▶ WHAT IS EXPECTED
Quote the listing below in full and exactly as written, but omit every picture.

▶ COLLECTED MATERIAL
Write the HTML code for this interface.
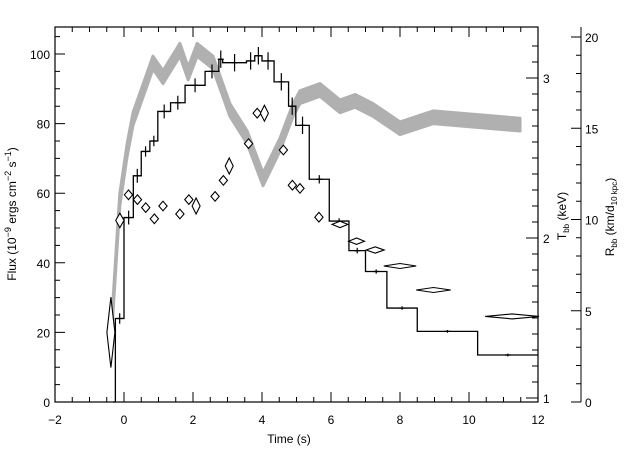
<!DOCTYPE html>
<html><head><meta charset="utf-8"><style>
html,body{margin:0;padding:0;background:#fff;}
svg{display:block;font-family:"Liberation Sans",sans-serif;}
text{font-size:12px;fill:#000;}
</style></head><body>
<svg id="chart" width="640" height="457" xmlns="http://www.w3.org/2000/svg">
<rect x="0" y="0" width="640" height="457" fill="#fff"/>
<g id="band"></g>
<g id="flux"></g>
<g id="temp"></g>
<g id="axes"></g>
<text x="289" y="443" text-anchor="middle">Time (s)</text>
<text transform="translate(16,214) rotate(-90)" text-anchor="middle">Flux (10<tspan dy="-5" font-size="9">−9</tspan><tspan dy="5"> ergs cm</tspan><tspan dy="-5" font-size="9">−2</tspan><tspan dy="5"> s</tspan><tspan dy="-5" font-size="9">−1</tspan><tspan dy="5">)</tspan></text>
<text transform="translate(566,216) rotate(-90)" text-anchor="middle">T<tspan dy="3" font-size="8">bb</tspan><tspan dy="-3"> (keV)</tspan></text>
<text transform="translate(614,217) rotate(-90)" text-anchor="middle">R<tspan dy="3" font-size="8">bb</tspan><tspan dy="-3"> (km/d</tspan><tspan dy="3" font-size="8">10 kpc</tspan><tspan dy="-3">)</tspan></text>
</svg>
<script>
const fluxEdges=[-0.25,0,0.27,0.5,0.75,0.98,1.35,1.77,2.35,2.75,2.86,3.55,3.79,4.0,4.35,4.77,4.98,5.37,5.95,6.52,7.0,7.62,8.5,10.25,12];
const fluxValues=[24,53,65,72,75,83.5,86,91,95,98.5,97.5,98,99.5,98,92,85,79.5,64,52,43.5,37.5,27,20.3,13.5];
const fluxErrors=[1.5,2,2,1.5,1.5,2,2,2,2,2.5,2.5,2.5,2.5,2.5,2.5,2.5,2.5,1.2,0.8,0.8,0.6,0.5,0.4,0.4];
const tempTimes=[-0.38,-0.12,0.13,0.39,0.63,0.88,1.13,1.62,1.88,2.09,2.64,2.88,3.05,3.61,3.86,4.07,4.62,4.88,5.1,5.65,6.26,6.74,7.28,8.0,8.97,11.25];
const tempValues=[1.41,2.11,2.27,2.24,2.19,2.12,2.2,2.15,2.24,2.2,2.26,2.36,2.45,2.59,2.78,2.78,2.55,2.33,2.31,2.13,2.085,1.98,1.925,1.825,1.675,1.51];
const tempTimeErr=[0.1,0.12,0.12,0.12,0.12,0.12,0.12,0.12,0.12,0.07,0.12,0.12,0.06,0.12,0.12,0.07,0.12,0.12,0.12,0.12,0.23,0.23,0.26,0.47,0.5,0.78];
const tempErr=[0.22,0.045,0.03,0.03,0.03,0.03,0.03,0.03,0.03,0.05,0.03,0.03,0.05,0.03,0.03,0.05,0.03,0.03,0.03,0.03,0.02,0.02,0.02,0.015,0.015,0.015];
const radTimes=[-0.38,-0.17,-0.12,0.09,0.26,0.84,1.13,1.62,1.86,2.12,2.58,3.07,3.57,4.03,4.52,4.9,5.1,5.68,6.26,6.7,7.22,8.0,8.96,11.48];
const radValues=[3.4,9.7,11.1,13.8,15.5,18.6,17.8,19.3,18.0,19.3,18.6,16.0,14.5,12.2,14.1,16.0,16.7,17.1,16.2,16.5,16.0,15.0,15.6,15.2];
const radErr=0.35;
const xTickLabels=["−2","0","2","4","6","8","10","12"];
const yTickLabels=["0","20","40","60","80","100"];
const tTickLabels=["1","2","3"];
const rTickLabels=["0","5","10","15","20"];

const L=55,R=538,T=27,B=402;
const xS=t=>L+(t+2)*(R-L)/14;
const yF=v=>B-v*3.48;
const yT=k=>398-(k-1)*160;
const yR=r=>B-r*18.25;
const NS='http://www.w3.org/2000/svg';
function mk(tag,parent,attrs){const e=document.createElementNS(NS,tag);for(const k in attrs)e.setAttribute(k,attrs[k]);parent.appendChild(e);return e;}

const band=document.getElementById('band');
let up=radTimes.map((t,i)=>xS(t)+','+yR(radValues[i]+radErr));
let dn=radTimes.map((t,i)=>xS(t)+','+yR(radValues[i]-radErr)).reverse();
const bp=mk('polygon',band,{points:up.concat(dn).join(' '),fill:'#b0b0b0',stroke:'#b0b0b0','stroke-width':'3','stroke-linejoin':'round'});



const fg=document.getElementById('flux');
let d='M'+xS(-0.32)+','+yF(0)+' L'+xS(fluxEdges[0])+','+yF(0);
for(let i=0;i<fluxValues.length;i++){d+=' L'+xS(fluxEdges[i])+','+yF(fluxValues[i])+' L'+xS(fluxEdges[i+1])+','+yF(fluxValues[i]);}
const fp=mk('path',fg,{d:d,fill:'none',stroke:'#000','stroke-width':'1.3'});


for(let i=0;i<fluxValues.length;i++){
  const c=(fluxEdges[i]+fluxEdges[i+1])/2, x=xS(c);
  const e=mk('path',fg,{d:'M'+x+','+yF(fluxValues[i]+fluxErrors[i])+' L'+x+','+yF(fluxValues[i]-fluxErrors[i])+' M'+(x-3)+','+yF(fluxValues[i])+' L'+(x+3)+','+yF(fluxValues[i]),stroke:'#000','stroke-width':'1.2',fill:'none'});
  
  
}

const tg=document.getElementById('temp');
for(let i=0;i<tempTimes.length;i++){
  const x=xS(tempTimes[i]),y=yT(tempValues[i]);
  const hw=Math.max(4,tempTimeErr[i]*34.5),hh=Math.max(2.5,tempErr[i]*160);
  const p=mk('polygon',tg,{points:(x-hw)+','+y+' '+x+','+(y-hh)+' '+(x+hw)+','+y+' '+x+','+(y+hh),fill:'#fff',stroke:'#000','stroke-width':'1.1'});
  
  
}

const ax=document.getElementById('axes');
mk('rect',ax,{x:L,y:T,width:R-L,height:B-T,fill:'none',stroke:'#000','stroke-width':'1.2'});
let tk='';
for(let v=-2;v<=12.001;v+=0.5){const x=xS(v),big=Math.abs(v-Math.round(v/2)*2)<1e-6;const len=big?10:5;tk+='M'+x+','+B+' L'+x+','+(B-len)+' M'+x+','+T+' L'+x+','+(T+len)+' ';}
for(let v=0;v<=105;v+=5){const y=yF(v),len=(v%20===0)?10:5;tk+='M'+L+','+y+' L'+(L+len)+','+y+' ';}
for(let k=10;k<=32;k++){const v=k/10,y=yT(v);if(y<T||y>B)continue;const len=(k%10===0)?12:6;tk+='M'+R+','+y+' L'+(R-len)+','+y+' ';}
tk+='M581,'+T+' L581,'+B+' ';
for(let r=0;r<=20;r++){const y=yR(r),len=(r%5===0)?10:5;tk+='M581,'+y+' L'+(581-len)+','+y+' ';}
const tp=mk('path',ax,{d:tk,stroke:'#000','stroke-width':'1',fill:'none'});


xTickLabels.forEach((s,i)=>{const t=mk('text',ax,{x:xS(-2+2*i),y:424,'text-anchor':'middle'});t.textContent=s;
 
 });
yTickLabels.forEach((s,i)=>{const t=mk('text',ax,{x:50,y:yF(i*20)+5,'text-anchor':'end'});t.textContent=s;
 
 });
tTickLabels.forEach((s,i)=>{const t=mk('text',ax,{x:543,y:yT(i+1)+5});t.textContent=s;
 
 });
rTickLabels.forEach((s,i)=>{const t=mk('text',ax,{x:585,y:yR(i*5)+5});t.textContent=s;
 
 });
</script>
</body></html>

▶ FINISHED TASK
Write the HTML code for this interface.
<!DOCTYPE html>
<html><head><meta charset="utf-8"><style>
html,body{margin:0;padding:0;background:#fff;}
svg{display:block;font-family:"Liberation Sans",sans-serif;}
text{font-size:12px;fill:#000;}
</style></head><body>
<svg id="chart" width="640" height="457" xmlns="http://www.w3.org/2000/svg">
<rect x="0" y="0" width="640" height="457" fill="#fff"/>
<g id="band"></g>
<g id="flux"></g>
<g id="temp"></g>
<g id="axes"></g>
<text x="289" y="443" text-anchor="middle">Time (s)</text>
<text transform="translate(16,214) rotate(-90)" text-anchor="middle">Flux (10<tspan dy="-5" font-size="9">−9</tspan><tspan dy="5"> ergs cm</tspan><tspan dy="-5" font-size="9">−2</tspan><tspan dy="5"> s</tspan><tspan dy="-5" font-size="9">−1</tspan><tspan dy="5">)</tspan></text>
<text transform="translate(566,216) rotate(-90)" text-anchor="middle">T<tspan dy="3" font-size="8">bb</tspan><tspan dy="-3"> (keV)</tspan></text>
<text transform="translate(614,217) rotate(-90)" text-anchor="middle">R<tspan dy="3" font-size="8">bb</tspan><tspan dy="-3"> (km/d</tspan><tspan dy="3" font-size="8">10 kpc</tspan><tspan dy="-3">)</tspan></text>
</svg>
<script>
const fluxEdges=[-0.25,0,0.27,0.5,0.75,0.98,1.35,1.77,2.35,2.75,2.86,3.55,3.79,4.0,4.35,4.77,4.98,5.37,5.95,6.52,7.0,7.62,8.5,10.25,12];
const fluxValues=[24,53,65,72,75,83.5,86,91,95,98.5,97.5,98,99.5,98,92,85,79.5,64,52,43.5,37.5,27,20.3,13.5];
const fluxErrors=[1.5,2,2,1.5,1.5,2,2,2,2,2.5,2.5,2.5,2.5,2.5,2.5,2.5,2.5,1.2,0.8,0.8,0.6,0.5,0.4,0.4];
const tempTimes=[-0.38,-0.12,0.13,0.39,0.63,0.88,1.13,1.62,1.88,2.09,2.64,2.88,3.05,3.61,3.86,4.07,4.62,4.88,5.1,5.65,6.26,6.74,7.28,8.0,8.97,11.25];
const tempValues=[1.41,2.11,2.27,2.24,2.19,2.12,2.2,2.15,2.24,2.2,2.26,2.36,2.45,2.59,2.78,2.78,2.55,2.33,2.31,2.13,2.085,1.98,1.925,1.825,1.675,1.51];
const tempTimeErr=[0.1,0.12,0.12,0.12,0.12,0.12,0.12,0.12,0.12,0.07,0.12,0.12,0.06,0.12,0.12,0.07,0.12,0.12,0.12,0.12,0.23,0.23,0.26,0.47,0.5,0.78];
const tempErr=[0.22,0.045,0.03,0.03,0.03,0.03,0.03,0.03,0.03,0.05,0.03,0.03,0.05,0.03,0.03,0.05,0.03,0.03,0.03,0.03,0.02,0.02,0.02,0.015,0.015,0.015];
const radTimes=[-0.38,-0.17,-0.12,0.09,0.26,0.84,1.13,1.62,1.86,2.12,2.58,3.07,3.57,4.03,4.52,4.9,5.1,5.68,6.26,6.7,7.22,8.0,8.96,11.48];
const radValues=[3.4,9.7,11.1,13.8,15.5,18.6,17.8,19.3,18.0,19.3,18.6,16.0,14.5,12.2,14.1,16.0,16.7,17.1,16.2,16.5,16.0,15.0,15.6,15.2];
const radErr=0.35;
const xTickLabels=["−2","0","2","4","6","8","10","12"];
const yTickLabels=["0","20","40","60","80","100"];
const tTickLabels=["1","2","3"];
const rTickLabels=["0","5","10","15","20"];

const L=55,R=538,T=27,B=402;
const xS=t=>L+(t+2)*(R-L)/14;
const yF=v=>B-v*3.48;
const yT=k=>398-(k-1)*160;
const yR=r=>B-r*18.25;
const NS='http://www.w3.org/2000/svg';
function mk(tag,parent,attrs){const e=document.createElementNS(NS,tag);for(const k in attrs)e.setAttribute(k,attrs[k]);parent.appendChild(e);return e;}

const band=document.getElementById('band');
let up=radTimes.map((t,i)=>xS(t)+','+yR(radValues[i]+radErr));
let dn=radTimes.map((t,i)=>xS(t)+','+yR(radValues[i]-radErr)).reverse();
const bp=mk('polygon',band,{points:up.concat(dn).join(' '),fill:'#b0b0b0',stroke:'#b0b0b0','stroke-width':'3','stroke-linejoin':'round'});



const fg=document.getElementById('flux');
let d='M'+xS(-0.32)+','+yF(0)+' L'+xS(fluxEdges[0])+','+yF(0);
for(let i=0;i<fluxValues.length;i++){d+=' L'+xS(fluxEdges[i])+','+yF(fluxValues[i])+' L'+xS(fluxEdges[i+1])+','+yF(fluxValues[i]);}
const fp=mk('path',fg,{d:d,fill:'none',stroke:'#000','stroke-width':'1.3'});


for(let i=0;i<fluxValues.length;i++){
  const c=(fluxEdges[i]+fluxEdges[i+1])/2, x=xS(c);
  const e=mk('path',fg,{d:'M'+x+','+yF(fluxValues[i]+fluxErrors[i])+' L'+x+','+yF(fluxValues[i]-fluxErrors[i])+' M'+(x-3)+','+yF(fluxValues[i])+' L'+(x+3)+','+yF(fluxValues[i]),stroke:'#000','stroke-width':'1.2',fill:'none'});
  
  
}

const tg=document.getElementById('temp');
for(let i=0;i<tempTimes.length;i++){
  const x=xS(tempTimes[i]),y=yT(tempValues[i]);
  const hw=Math.max(4,tempTimeErr[i]*34.5),hh=Math.max(2.5,tempErr[i]*160);
  const p=mk('polygon',tg,{points:(x-hw)+','+y+' '+x+','+(y-hh)+' '+(x+hw)+','+y+' '+x+','+(y+hh),fill:'#fff',stroke:'#000','stroke-width':'1.1'});
  
  
}

const ax=document.getElementById('axes');
mk('rect',ax,{x:L,y:T,width:R-L,height:B-T,fill:'none',stroke:'#000','stroke-width':'1.2'});
let tk='';
for(let v=-2;v<=12.001;v+=0.5){const x=xS(v),big=Math.abs(v-Math.round(v/2)*2)<1e-6;const len=big?10:5;tk+='M'+x+','+B+' L'+x+','+(B-len)+' M'+x+','+T+' L'+x+','+(T+len)+' ';}
for(let v=0;v<=105;v+=5){const y=yF(v),len=(v%20===0)?10:5;tk+='M'+L+','+y+' L'+(L+len)+','+y+' ';}
for(let k=10;k<=32;k++){const v=k/10,y=yT(v);if(y<T||y>B)continue;const len=(k%10===0)?12:6;tk+='M'+R+','+y+' L'+(R-len)+','+y+' ';}
tk+='M581,'+T+' L581,'+B+' ';
for(let r=0;r<=20;r++){const y=yR(r),len=(r%5===0)?10:5;tk+='M581,'+y+' L'+(581-len)+','+y+' ';}
const tp=mk('path',ax,{d:tk,stroke:'#000','stroke-width':'1',fill:'none'});


xTickLabels.forEach((s,i)=>{const t=mk('text',ax,{x:xS(-2+2*i),y:424,'text-anchor':'middle'});t.textContent=s;
 
 });
yTickLabels.forEach((s,i)=>{const t=mk('text',ax,{x:50,y:yF(i*20)+5,'text-anchor':'end'});t.textContent=s;
 
 });
tTickLabels.forEach((s,i)=>{const t=mk('text',ax,{x:543,y:yT(i+1)+5});t.textContent=s;
 
 });
rTickLabels.forEach((s,i)=>{const t=mk('text',ax,{x:585,y:yR(i*5)+5});t.textContent=s;
 
 });
</script>
</body></html>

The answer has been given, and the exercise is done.